### Exercise task
Count every line that holds the string "matplotlib", then give that number alone.
▬▬▬
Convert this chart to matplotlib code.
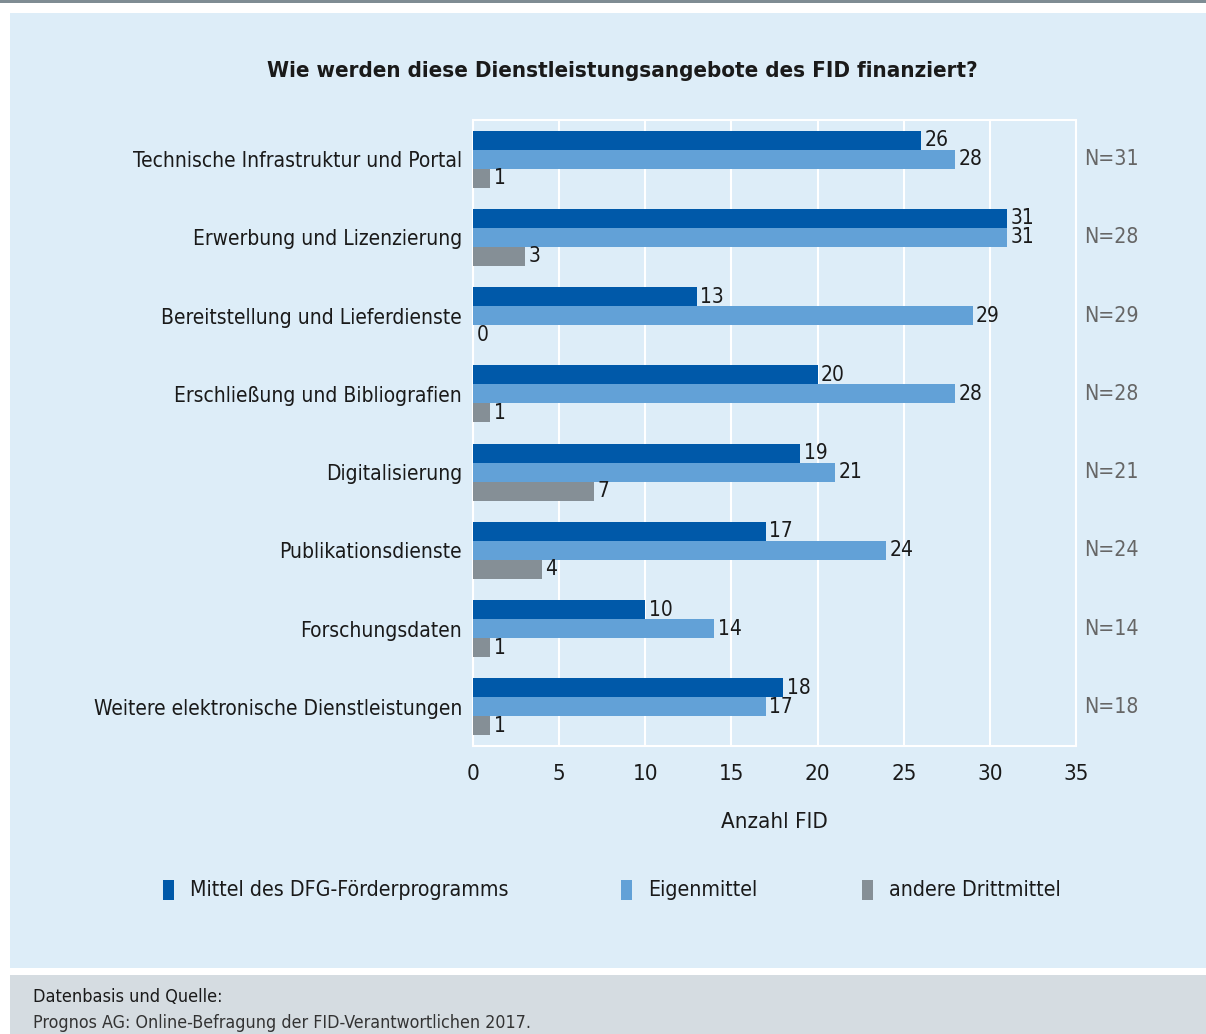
import numpy as np
import matplotlib
matplotlib.use("Agg")
import matplotlib.pyplot as plt
from matplotlib.patches import Rectangle

plt.rcParams['font.family'] = ['DejaVu Sans']
plt.rcParams['font.stretch'] = 'condensed'

categories = ['Technische Infrastruktur und Portal', 'Erwerbung und Lizenzierung',
              'Bereitstellung und Lieferdienste', 'Erschließung und Bibliografien',
              'Digitalisierung', 'Publikationsdienste', 'Forschungsdaten',
              'Weitere elektronische Dienstleistungen']
dfg = [26, 31, 13, 20, 19, 17, 10, 18]
eigen = [28, 31, 29, 28, 21, 24, 14, 17]
andere = [1, 3, 0, 1, 7, 4, 1, 1]
n_total = [31, 28, 29, 28, 21, 24, 14, 18]
series_names = ['Mittel des DFG-Förderprogramms', 'Eigenmittel', 'andere Drittmittel']
colors = ['#0059a9', '#62a1d7', '#858f96']

W, H = 1206, 1034
fig = plt.figure(figsize=(W / 100, H / 100), dpi=100)
fig.patch.set_facecolor('white')

def fx(px):
    return px / W

def fy(py):
    return 1 - py / H

# panel backgrounds
fig.patches.append(Rectangle((0, fy(3)), 1, 3 / H, transform=fig.transFigure,
                             facecolor='#7f8c93', edgecolor='none', zorder=-10))
fig.patches.append(Rectangle((fx(10), fy(968)), fx(1196), (968 - 13) / H,
                             transform=fig.transFigure, facecolor='#ddedf8',
                             edgecolor='none', zorder=-10))
fig.patches.append(Rectangle((fx(10), 0), fx(1196), (1034 - 975) / H,
                             transform=fig.transFigure, facecolor='#d5dce1',
                             edgecolor='none', zorder=-10))

ax = fig.add_axes([fx(473), fy(746), fx(1076 - 473), (746 - 120) / H])
ax.set_facecolor('#ddedf8')

y = np.arange(len(categories))
bh = 0.243
vals = [dfg, eigen, andere]
for k, (v, c) in enumerate(zip(vals, colors)):
    yy = y + (k - 1) * bh
    ax.barh(yy, v, height=bh, color=c, zorder=3)
    for yi, vi in zip(yy, v):
        ax.text(vi + 0.2, yi, str(vi), va='center', ha='left', fontsize=15,
                color='#1a1a1a', zorder=4)

for yi, n in zip(y, n_total):
    ax.text(35.5, yi, 'N=%d' % n, va='center', ha='left', fontsize=15.3, color='#666666')

ax.set_xlim(0, 35)
ax.set_ylim(len(categories) - 0.5, -0.5)
ax.set_xticks(np.arange(0, 36, 5))
ax.set_yticks(y)
ax.set_yticklabels(categories, fontsize=15, color='#1a1a1a')
ax.tick_params(axis='x', labelsize=16, colors='#1a1a1a', length=0, pad=13)
ax.tick_params(axis='y', length=0, pad=8)
ax.grid(axis='x', color='white', linewidth=1.5, zorder=1)
for s in ax.spines.values():
    s.set_color('white')
    s.set_linewidth(1.5)
ax.set_xlabel('Anzahl FID', fontsize=16, color='#1a1a1a', labelpad=20)

fig.text(fx(622), fy(71), 'Wie werden diese Dienstleistungsangebote des FID finanziert?',
         ha='center', va='center', fontsize=16, fontweight='bold', color='#1a1a1a')

# legend
leg_x = [163, 621, 862]
for lx, name, c in zip(leg_x, series_names, colors):
    fig.patches.append(Rectangle((fx(lx), fy(900)), fx(11), 20 / H,
                                 transform=fig.transFigure, facecolor=c,
                                 edgecolor='none'))
    fig.text(fx(lx + 27), fy(890), name, ha='left', va='center', fontsize=15.3,
             color='#1a1a1a')

fig.text(fx(33), fy(997), 'Datenbasis und Quelle:', ha='left', va='center',
         fontsize=13, color='#1a1a1a')
fig.text(fx(33), fy(1023), 'Prognos AG: Online-Befragung der FID-Verantwortlichen 2017.',
         ha='left', va='center', fontsize=12.8, color='#333333')

fig.savefig('out.png', dpi=100, facecolor=fig.get_facecolor())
▬▬▬
### In response
5